Crowd4D: Scene-Aware Monocular 4D Crowd Reconstruction
Abstract
Recovering scene-consistent 4D crowd motion from monocular video in large-scale scenes remains challenging due to severe depth ambiguity and complex scene geometry. Existing monocular crowd reconstruction methods typically rely on single-plane assumptions, leading to unreliable metric scale and spatial drift under complex terrain. We propose Crowd4D, the first scene-aware 4D crowd reconstruction framework that jointly optimizes the crowd and scene from a monocular RGB video in large-scale scenes. Crowd4D explicitly incorporates scene geometry and ensures consistency across image and scene spaces via a multi-stage optimization strategy. A key bottleneck of this task lies in accurate human–scene alignment, particularly in scale and position. However, human and scene reconstructions are typically decoupled.

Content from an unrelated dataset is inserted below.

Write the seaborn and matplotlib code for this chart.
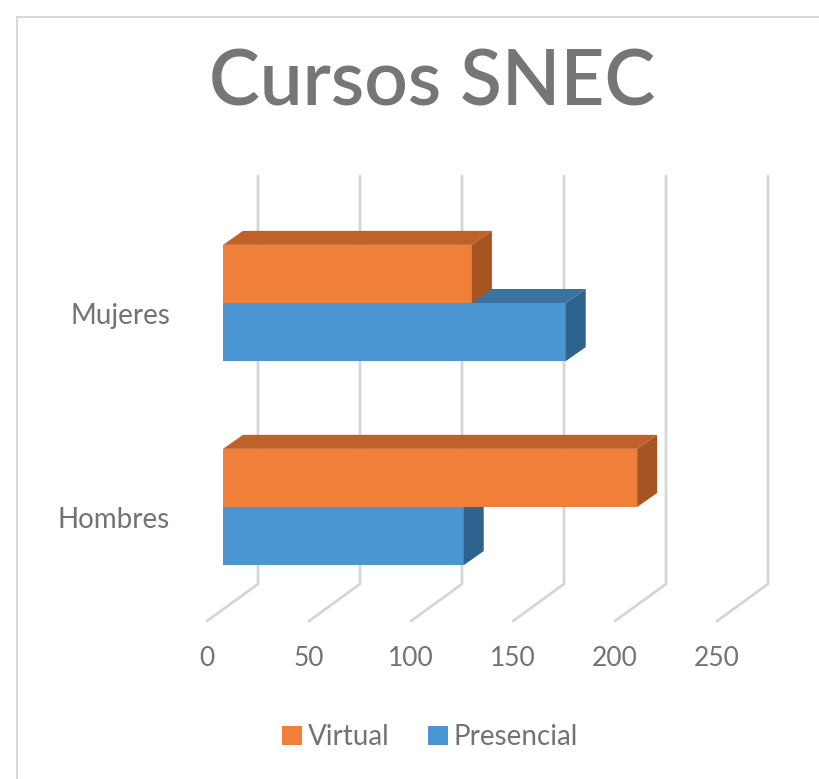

To address this, we introduce the Human–Scene Interaction Proxy (HSIP) as an intermediate representation, derived from Scene Interaction Point Clouds and a Scene Interaction Surface (SIPC&SIS), which encode explicit scene-aware geometric priors and redefine the optimization space for large-scale monocular 4D crowd reconstruction. To further improve temporal stability under occlusions, we introduce Crowd Structural Coherence Regularization (CSCR), which leverages HSIP-based spatial priors to impose soft temporal consistency on pairwise relative displacements and directions within local crowd neighborhoods. Extensive experiments demonstrate that Crowd4D consistently outperforms existing state-of-the-art methods and enables robust monocular 4D crowd reconstruction in complex, large-scale real-world scenes.